As an artist, what does Europe mean to you?

When it comes to cultural and historical identity, Europe is the most inspiring thing! And way beyond music. The European Union invests and supports artists, increasing their reputation and making citizens understand how important culture and arts are.

As a Greek citizen, what is your perception of Europe?

As I am now living in Berlin for a few years, I do not consider myself as a Greek citizen anymore. But the city I live in doesn’t matter – as I remain in Europe – and my perception of Europe would be the same wherever I live. The way the European Union treated Greece has been politically inhuman. It has resulted in a bigger catastrophe than before the crisis. Greece is now facing a huge economic hole and the European Union has to be held responsible.

So my opinion as a “Greek citizen” about Europe is not so positive or hopeful. Things in Greece would be different and much better without Europe’s role.
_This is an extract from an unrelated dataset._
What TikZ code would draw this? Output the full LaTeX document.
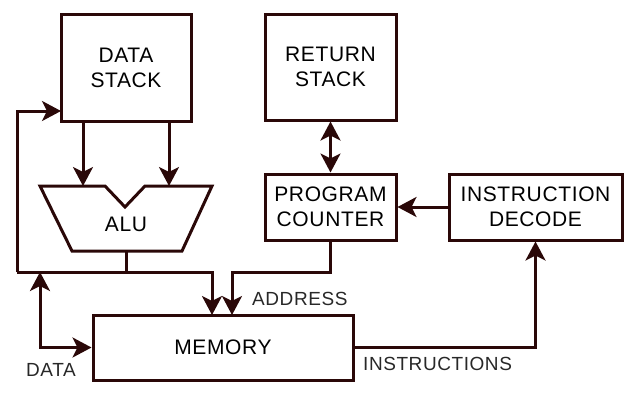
\documentclass[tikz,border=0pt]{standalone}
\usepackage{fontspec}
\setmainfont[LetterSpace=3]{Liberation Sans}
\usetikzlibrary{arrows.meta}
\definecolor{wire}{RGB}{42,8,8}
\definecolor{lbl}{RGB}{40,40,40}
\tikzset{
  block/.style={draw=wire,line width=3pt,fill=white,align=center,inner sep=0pt,
    font=\fontsize{21}{25}\selectfont},
  tag/.style={anchor=west,inner sep=0pt,text=lbl,font=\fontsize{19}{22}\selectfont},
  wr/.style={draw=wire,line width=3pt},
  arr/.style={wr,-{Stealth[length=19pt,width=20pt,inset=5pt]}},
  arr2/.style={wr,{Stealth[length=19pt,width=20pt,inset=5pt]}-{Stealth[length=19pt,width=20pt,inset=5pt]}}
}

\begin{document}
\begin{tikzpicture}[x=1pt,y=-1pt]
    \useasboundingbox (0,0) rectangle (634,402);

    % — Blocks
    \node[block,minimum width=130,minimum height=107] (dstack) at (126,68)    {DATA\\STACK};
    \node[block,minimum width=131,minimum height=106] (rstack) at (330.5,67)  {RETURN\\STACK};
    \node[block,minimum width=131,minimum height=66]  (pc)     at (330.5,207) {PROGRAM\\COUNTER};
    \node[block,minimum width=173,minimum height=66]  (idec)   at (535.5,207) {INSTRUCTION\\DECODE};
    \node[block,minimum width=260,minimum height=65]  (mem)    at (223,347.5) {MEMORY};

    % — ALU (notched trapezoid)
    \draw[wr,line join=miter] (40,186) -- (105,186) -- (125,207) -- (145,186) -- (212,186)
      -- (182,251) -- (72,251) -- cycle;
    \node[font=\fontsize{21}{25}\selectfont,inner sep=0pt] (alu) at (126,224) {ALU};

    % — Connection points
    \coordinate (alu in1) at (83,186);
    \coordinate (alu in2) at (169,186);
    \coordinate (alu out) at (126,251);
    \coordinate (fb)      at (17,272);
    \coordinate (dt)      at (40,272);
    \coordinate (ds in)   at (61,111);
    \coordinate (mem a)   at (212,315);
    \coordinate (mem b)   at (232,315);

    % — Data path
    \draw[arr] (dstack.south -| alu in1) -- (alu in1);
    \draw[arr] (dstack.south -| alu in2) -- (alu in2);
    \draw[wr]  (alu out) -- (alu out |- fb);
    \draw[arr] (fb) -| (mem a);
    \draw[arr] (fb) |- (ds in);
    \draw[arr2] (dt) |- (mem.west);

    % — Control path
    \draw[arr2] (rstack) -- (pc);
    \draw[arr] (idec.west) -- (pc.east);
    \draw[arr] (pc.south) -- ++(0,31) -| (mem b);
    \draw[arr] (mem.east) -| (idec.south);

    % — Labels
    \node[tag] (addr)  at (252,299) {ADDRESS};
    \node[tag] (instr) at (363,364) {INSTRUCTIONS};
    \node[tag] (data)  at (26,370)  {DATA};
\end{tikzpicture}
\end{document}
Can you share one of your best memory in Europe as an artist? 

There are so many nice memories… It is hard to pick and share one only. I will never forget when I presented my album Out of the Dust in Leuven, Belgium. I performed with my mates Hania Rani and Christian Grothe. I remember the venue as one of the most beautiful theatre and the response from the audience has been amazing.

Do you believe in a European identity?

I believe in European identity when it comes to culture. But most generally, I believe in a human identity without any distinction regarding its origins.

How would you describe and rate the Greek music scene?

I can only speak about the music scene that is close to the music I produce or the music I’m interested in listening, that I can summarise in: electronic music and neoclassical. According to my view, the scene is really poor. A lot of people are trying to make music, which is great! But their music is not my piece of cake. There are still a few artists that worth it and need to be listened: Mikael Delta, Novi Sad, Manos Manolakis, Tendts or Subheim.

How would you describe your music? 

My musical base is ambient, influenced by classical music and I have two distinct projects: with Hior Chronik I produce ambient and drone-based piano music when I play electronic music with Hior.

Before becoming a professional musician, you were a journalist. Does this influence the way you create music?



Not at all. Journalism is something completely different. To be honest, the main reason that made me quit writing was that I considered the critic on someone’s else music unfair and unethical. But as a journalist, I have listened to a lot of music and attended so many live shows. This made me get experience and knowledge in music in general.

Hior at Reworks Festival 2019 © Alexandros Oikonomidis

This year you have performed at Nuits sonores Festival in Lyon and at Reworks Festival in Thessaloniki – two festivals part from the We are Europe cooperation. What does it mean to you to be in a such European network? Professionally and ideologically ?

To be able to share my music through this project means a lot to me. It helps artists to reach their audience. It is for sure an honour and I am really happy about it. It is quite hard when you are a newcomer to perform in Europe. But projects such as We are Europe give opportunities to artists, recognition and a fair treatment.

What’s your view on the political or social tasks of artists today?

I see many artists not being interested in political movements or social issues. Even if I am not super positive because I understand how easy it is to see only the bad side of politics, I would love to see more artists movements in the future. It would be great to demonstrate more and to not play music only during fun situations, as an entertainment.

A final word?

Europe must give support to the refugees and must stop supporting capitalism against humans and climate. Europe is everyone’s home. Culture in Europe is a way to educate people, so let there be space for others (ed. newcomers) too.